How to use Google Alerts for your link-building strategy

14 June 2020

Part of your digital marketing strategy, especially when it comes to establishing a well-rounded SEO campaign, comes down to creating a healthy link-building profile. Essentially, link-building refers to all of the websites that point back to yours, proving to Google that you’re an authority that should be listened to, and therefore, should rank higher in search results. Once you’ve developed a positive approach that works well for you, this kind of strategy can do wonders for your brand presence and reputation online.

So how exactly can you get more link-building opportunities easily?


Ditch the cold-pitch emails

We love Google for a lot of reasons, but another to add to the long list is its Alerts feature, which lets you set up notifications for certain keywords or phrases that are trending on search results.

When these articles or content pieces are published, you'll be notified, and this presents a great opportunity for you to use it as a way to outreach to these websites. For example, a lot of the time, many SEO technicians try to 'cold-pitch' to publications asking for a link back to their website in an article that relates to their business. This is usually very ineffective and can come across as intrusive, annoying or 'spammy' to those you're pitching to.

Outreach to get a link should always be done manually and as a person. Don’t copy and paste emails to publications that are generic or pushy. You’ll do your brand more harm than good. Instead, use Google Alerts by following the below steps to outreach to publications that are more likely to listen to your pitch.


Develop a relationship with site owners


It’s so very important to spend the time developing a connection with a site that you mayu potentially be able to rely on for a link later down the track. It’s likely that you’ll also be able to do the same for them, so your first step should always be to engage, connect and nurture your relationship with these outlets.

This requires a lot of time and effort, and ultimately, it's a long-term strategy. You'll need to do this by investing energy, but the benefits are ten-fold and endless. However, while you're working on this, there are ways you can get some quick-win link building opportunities by using the features that Google's built into its own suite. In the next section, we'll show you exactly how to do that.


Using Google Alerts for link-building opportunities

Firstly, you’ll need a Google account to set this all up, so start by creating your own Gmail account.

Once you’ve done that, head to Google Alerts, where you’ll be met with the search box.

Let's assume that you want to get a link for a topic that relates to content marketing.

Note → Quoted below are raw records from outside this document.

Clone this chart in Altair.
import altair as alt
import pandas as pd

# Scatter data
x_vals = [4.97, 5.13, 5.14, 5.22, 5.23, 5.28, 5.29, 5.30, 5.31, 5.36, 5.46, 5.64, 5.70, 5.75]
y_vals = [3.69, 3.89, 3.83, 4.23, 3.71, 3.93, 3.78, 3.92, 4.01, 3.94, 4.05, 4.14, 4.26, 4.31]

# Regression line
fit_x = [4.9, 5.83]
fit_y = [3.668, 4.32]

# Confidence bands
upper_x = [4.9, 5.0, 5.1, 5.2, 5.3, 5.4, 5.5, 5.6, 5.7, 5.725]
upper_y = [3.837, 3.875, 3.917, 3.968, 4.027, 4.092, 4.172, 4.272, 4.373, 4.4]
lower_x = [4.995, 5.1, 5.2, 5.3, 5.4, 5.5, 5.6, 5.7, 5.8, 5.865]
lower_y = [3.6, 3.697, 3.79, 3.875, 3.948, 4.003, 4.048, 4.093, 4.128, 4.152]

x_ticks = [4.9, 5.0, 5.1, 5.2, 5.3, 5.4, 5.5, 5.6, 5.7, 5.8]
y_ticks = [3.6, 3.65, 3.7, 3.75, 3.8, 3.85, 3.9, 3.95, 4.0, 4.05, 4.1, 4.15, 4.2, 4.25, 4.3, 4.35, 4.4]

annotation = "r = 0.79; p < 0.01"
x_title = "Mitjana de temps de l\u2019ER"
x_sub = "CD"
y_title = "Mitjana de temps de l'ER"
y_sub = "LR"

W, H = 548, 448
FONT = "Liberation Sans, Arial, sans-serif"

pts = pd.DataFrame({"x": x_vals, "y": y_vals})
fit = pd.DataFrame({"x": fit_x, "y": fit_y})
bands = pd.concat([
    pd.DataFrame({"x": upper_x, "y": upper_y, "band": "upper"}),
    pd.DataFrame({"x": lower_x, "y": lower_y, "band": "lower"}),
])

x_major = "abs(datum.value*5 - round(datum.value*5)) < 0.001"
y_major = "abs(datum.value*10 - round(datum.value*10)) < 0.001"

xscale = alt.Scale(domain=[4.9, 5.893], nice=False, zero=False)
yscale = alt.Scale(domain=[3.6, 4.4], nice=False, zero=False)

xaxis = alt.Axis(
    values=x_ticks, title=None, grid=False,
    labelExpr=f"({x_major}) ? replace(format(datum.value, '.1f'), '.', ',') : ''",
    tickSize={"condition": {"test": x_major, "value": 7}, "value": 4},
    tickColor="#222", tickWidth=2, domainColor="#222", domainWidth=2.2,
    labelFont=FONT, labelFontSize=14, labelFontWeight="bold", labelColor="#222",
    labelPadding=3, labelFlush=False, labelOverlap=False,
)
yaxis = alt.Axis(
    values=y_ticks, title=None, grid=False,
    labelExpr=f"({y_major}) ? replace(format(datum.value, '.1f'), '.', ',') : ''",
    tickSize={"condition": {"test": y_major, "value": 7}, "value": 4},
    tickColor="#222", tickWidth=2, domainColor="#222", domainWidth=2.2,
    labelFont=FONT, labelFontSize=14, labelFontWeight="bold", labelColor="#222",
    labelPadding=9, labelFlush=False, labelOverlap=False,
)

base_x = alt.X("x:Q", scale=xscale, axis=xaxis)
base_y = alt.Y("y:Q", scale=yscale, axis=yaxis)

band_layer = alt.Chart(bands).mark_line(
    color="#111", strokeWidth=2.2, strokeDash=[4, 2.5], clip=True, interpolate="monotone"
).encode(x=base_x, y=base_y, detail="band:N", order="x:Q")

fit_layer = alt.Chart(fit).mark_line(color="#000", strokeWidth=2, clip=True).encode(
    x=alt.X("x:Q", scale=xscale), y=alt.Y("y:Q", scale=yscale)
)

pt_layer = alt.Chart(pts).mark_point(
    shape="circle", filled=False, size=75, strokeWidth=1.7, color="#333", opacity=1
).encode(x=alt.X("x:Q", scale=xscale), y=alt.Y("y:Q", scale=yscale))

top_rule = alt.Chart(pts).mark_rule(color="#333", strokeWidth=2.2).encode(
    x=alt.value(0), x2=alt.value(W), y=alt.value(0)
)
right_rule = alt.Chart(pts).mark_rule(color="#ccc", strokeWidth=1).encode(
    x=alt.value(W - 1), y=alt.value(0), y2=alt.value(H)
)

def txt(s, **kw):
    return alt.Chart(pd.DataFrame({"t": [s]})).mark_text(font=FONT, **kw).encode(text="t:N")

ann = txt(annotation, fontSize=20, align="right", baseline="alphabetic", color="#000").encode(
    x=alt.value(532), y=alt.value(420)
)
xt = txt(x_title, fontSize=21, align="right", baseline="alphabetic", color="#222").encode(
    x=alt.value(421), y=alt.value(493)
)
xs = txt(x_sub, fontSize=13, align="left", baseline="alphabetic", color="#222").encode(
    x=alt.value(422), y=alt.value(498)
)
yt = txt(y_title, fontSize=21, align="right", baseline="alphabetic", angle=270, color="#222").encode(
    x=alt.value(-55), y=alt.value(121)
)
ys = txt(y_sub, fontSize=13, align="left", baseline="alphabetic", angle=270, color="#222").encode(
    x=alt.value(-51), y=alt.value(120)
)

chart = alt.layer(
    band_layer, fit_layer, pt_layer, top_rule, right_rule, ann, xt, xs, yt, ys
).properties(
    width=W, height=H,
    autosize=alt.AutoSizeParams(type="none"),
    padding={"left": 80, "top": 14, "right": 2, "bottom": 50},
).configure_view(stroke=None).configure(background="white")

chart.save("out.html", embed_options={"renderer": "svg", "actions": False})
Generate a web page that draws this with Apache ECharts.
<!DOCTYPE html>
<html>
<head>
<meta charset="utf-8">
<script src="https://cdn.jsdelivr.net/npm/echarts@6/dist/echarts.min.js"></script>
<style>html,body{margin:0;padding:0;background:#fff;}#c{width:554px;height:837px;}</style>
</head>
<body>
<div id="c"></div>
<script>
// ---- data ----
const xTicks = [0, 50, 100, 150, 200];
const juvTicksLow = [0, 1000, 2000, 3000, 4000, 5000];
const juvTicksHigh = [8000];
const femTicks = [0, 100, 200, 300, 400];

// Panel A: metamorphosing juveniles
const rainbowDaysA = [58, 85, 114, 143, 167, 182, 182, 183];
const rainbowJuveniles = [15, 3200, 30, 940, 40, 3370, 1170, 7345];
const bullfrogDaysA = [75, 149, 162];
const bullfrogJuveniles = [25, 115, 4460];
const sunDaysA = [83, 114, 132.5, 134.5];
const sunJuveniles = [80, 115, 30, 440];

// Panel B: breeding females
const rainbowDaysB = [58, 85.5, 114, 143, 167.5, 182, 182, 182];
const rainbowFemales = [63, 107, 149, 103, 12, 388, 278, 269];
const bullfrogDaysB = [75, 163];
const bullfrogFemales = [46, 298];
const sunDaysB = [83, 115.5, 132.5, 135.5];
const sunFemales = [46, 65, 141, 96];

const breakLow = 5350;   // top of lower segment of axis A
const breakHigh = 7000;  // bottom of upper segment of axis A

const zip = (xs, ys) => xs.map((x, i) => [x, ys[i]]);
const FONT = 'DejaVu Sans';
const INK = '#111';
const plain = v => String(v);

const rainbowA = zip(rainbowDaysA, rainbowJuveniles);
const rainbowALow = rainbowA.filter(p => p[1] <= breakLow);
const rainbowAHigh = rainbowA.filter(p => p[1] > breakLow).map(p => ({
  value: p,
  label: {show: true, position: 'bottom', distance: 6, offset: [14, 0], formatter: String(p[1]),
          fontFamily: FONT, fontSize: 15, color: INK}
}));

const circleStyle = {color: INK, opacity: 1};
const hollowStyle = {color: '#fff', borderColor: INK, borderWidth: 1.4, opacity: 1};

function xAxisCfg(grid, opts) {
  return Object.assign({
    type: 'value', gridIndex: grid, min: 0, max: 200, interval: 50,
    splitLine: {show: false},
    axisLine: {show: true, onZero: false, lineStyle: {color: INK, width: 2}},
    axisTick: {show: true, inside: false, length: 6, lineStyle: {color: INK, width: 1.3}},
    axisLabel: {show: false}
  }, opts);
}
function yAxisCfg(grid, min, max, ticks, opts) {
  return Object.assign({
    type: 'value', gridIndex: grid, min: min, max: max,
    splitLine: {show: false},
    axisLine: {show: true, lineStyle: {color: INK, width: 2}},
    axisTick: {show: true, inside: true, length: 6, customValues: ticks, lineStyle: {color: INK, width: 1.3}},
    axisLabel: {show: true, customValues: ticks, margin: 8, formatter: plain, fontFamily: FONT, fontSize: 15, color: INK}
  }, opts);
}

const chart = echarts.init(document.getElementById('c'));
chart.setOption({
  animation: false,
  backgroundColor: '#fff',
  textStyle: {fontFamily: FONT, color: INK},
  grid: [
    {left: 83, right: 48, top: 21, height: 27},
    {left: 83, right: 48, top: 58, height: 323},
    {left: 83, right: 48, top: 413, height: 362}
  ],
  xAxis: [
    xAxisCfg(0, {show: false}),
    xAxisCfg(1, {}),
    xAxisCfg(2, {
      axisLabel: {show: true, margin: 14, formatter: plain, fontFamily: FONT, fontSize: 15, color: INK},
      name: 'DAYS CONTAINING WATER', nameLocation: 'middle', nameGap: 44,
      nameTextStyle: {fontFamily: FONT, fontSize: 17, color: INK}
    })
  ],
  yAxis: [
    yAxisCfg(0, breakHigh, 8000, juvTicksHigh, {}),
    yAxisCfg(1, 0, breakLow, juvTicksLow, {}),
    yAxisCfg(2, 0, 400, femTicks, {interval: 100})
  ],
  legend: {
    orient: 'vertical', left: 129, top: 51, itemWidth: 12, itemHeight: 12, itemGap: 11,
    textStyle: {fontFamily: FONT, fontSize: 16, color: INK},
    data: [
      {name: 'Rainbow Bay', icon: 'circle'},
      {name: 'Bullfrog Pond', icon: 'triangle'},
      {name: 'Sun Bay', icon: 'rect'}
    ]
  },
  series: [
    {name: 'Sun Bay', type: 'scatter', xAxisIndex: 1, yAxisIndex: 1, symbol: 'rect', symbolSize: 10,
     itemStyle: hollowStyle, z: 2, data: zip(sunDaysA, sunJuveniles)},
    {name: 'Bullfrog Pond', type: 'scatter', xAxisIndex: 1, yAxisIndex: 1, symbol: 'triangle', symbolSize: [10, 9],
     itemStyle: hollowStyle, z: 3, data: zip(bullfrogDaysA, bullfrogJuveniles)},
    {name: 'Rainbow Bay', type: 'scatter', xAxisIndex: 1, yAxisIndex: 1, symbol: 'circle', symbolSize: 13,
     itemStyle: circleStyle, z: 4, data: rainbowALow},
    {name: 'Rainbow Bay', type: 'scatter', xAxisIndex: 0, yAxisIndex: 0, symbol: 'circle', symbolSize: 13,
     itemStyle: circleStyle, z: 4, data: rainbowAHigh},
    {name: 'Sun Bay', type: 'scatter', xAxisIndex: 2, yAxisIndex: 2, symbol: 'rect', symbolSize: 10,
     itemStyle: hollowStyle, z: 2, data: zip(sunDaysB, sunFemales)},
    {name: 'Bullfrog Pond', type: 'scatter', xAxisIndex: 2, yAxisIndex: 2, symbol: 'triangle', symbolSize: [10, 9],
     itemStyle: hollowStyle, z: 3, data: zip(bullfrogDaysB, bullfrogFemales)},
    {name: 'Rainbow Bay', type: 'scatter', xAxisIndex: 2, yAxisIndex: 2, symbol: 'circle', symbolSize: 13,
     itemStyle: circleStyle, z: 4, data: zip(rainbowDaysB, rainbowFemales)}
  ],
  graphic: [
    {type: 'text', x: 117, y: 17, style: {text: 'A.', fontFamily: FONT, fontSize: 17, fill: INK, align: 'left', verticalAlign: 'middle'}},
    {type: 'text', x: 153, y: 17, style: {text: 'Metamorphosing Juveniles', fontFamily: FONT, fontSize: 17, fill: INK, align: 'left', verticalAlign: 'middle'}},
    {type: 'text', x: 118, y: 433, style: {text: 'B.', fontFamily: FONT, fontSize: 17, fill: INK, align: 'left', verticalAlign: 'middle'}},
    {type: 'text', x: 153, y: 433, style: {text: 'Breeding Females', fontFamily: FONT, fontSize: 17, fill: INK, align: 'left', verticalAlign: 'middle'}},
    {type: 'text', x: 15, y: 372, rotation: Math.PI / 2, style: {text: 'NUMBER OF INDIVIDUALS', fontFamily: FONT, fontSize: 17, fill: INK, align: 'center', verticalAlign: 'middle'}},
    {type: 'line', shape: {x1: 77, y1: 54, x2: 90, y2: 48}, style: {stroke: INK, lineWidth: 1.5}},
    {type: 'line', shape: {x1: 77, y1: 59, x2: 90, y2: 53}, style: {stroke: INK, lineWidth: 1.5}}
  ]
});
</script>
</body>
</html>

You type this phrase into the box and see the magic that unfolds.


Before clicking anything else, confirm the email you’d like the alerts to be sent to and click ‘Create Alert’ once you’re ready. There are a few settings available for you to fiddle around with so take your time to customise it to what you need and want.


A few key things to note

There are some ways to phrase your wording in these searches, all of which have a big impact on the results you get.

For instance, if you ask for alerts for content marketing, Google will send you notifications for these that may feature both 'content' and 'marketing'  separately. That means the articles may not necessarily be directly about the core phrase 'content marketing', and may be able the two phrases separately (e.g. content OR marketing). If you want to make this more accurate, change your input to "content marketing". Adding quotation marks ensures you get the exact phrase.

Additionally, you have the option to set up multiple alerts. This is recommended, as it gives you the best shot of getting the most out of this feature. Consider setting up notifications for things like:

    • Your business’s name
    • Your services or products
    • Your target keywords (like content marketing)
    • People attached to your brand (your staff, influencers, etc.)

All of these examples give you an opportunity to ask for a link back to your website while it still remains relevant, especially if these publications are directly talking about your brand or offering.


How to ask for a link

Once you’ve received a list of alerts that relate to your brand, it’s time to reach out to those that published these pieces in the first place. You might need to hunt around for their email on their site or check out their LinkedIn, if you haven’t done the research beforehand.

While we still recommend approaching this strategy with care and attention towards cultivating quality relationships, when you need quick-wins, here's an excellent way to type out your pitch.


Hello {name},

 I noticed that you mentioned our brand in your article (title of article) that you recently published. We are so excited and appreciative of this and are really glad you took the time to mention us.

 Along with just saying thanks, we are also wondering if it would be possible to include a link to our website within this mention. We would really appreciate it!

 Kind regards,

{your name}


If you’ve been working hard on garnering a connection with these publications or authors already, chances are they’ll know you and appreciate the lengths that you’ve gone to, to get to know them. This will give you an added edge when you ask for a link. If you haven’t done this leg-work, it might be a little harder, but it’s always worth the shot. There’s no harm done.


Above all, never beg. There is nothing more annoying than a digital marketer or business owner trying to ‘nag’ for a backlink. Be polite, appreciative and respectful of the other person’s time.


Remember that the more effort you put into establishing quality relationships with your network, the more you’ll be able to come across these opportunities with ease. So, happy link hunting!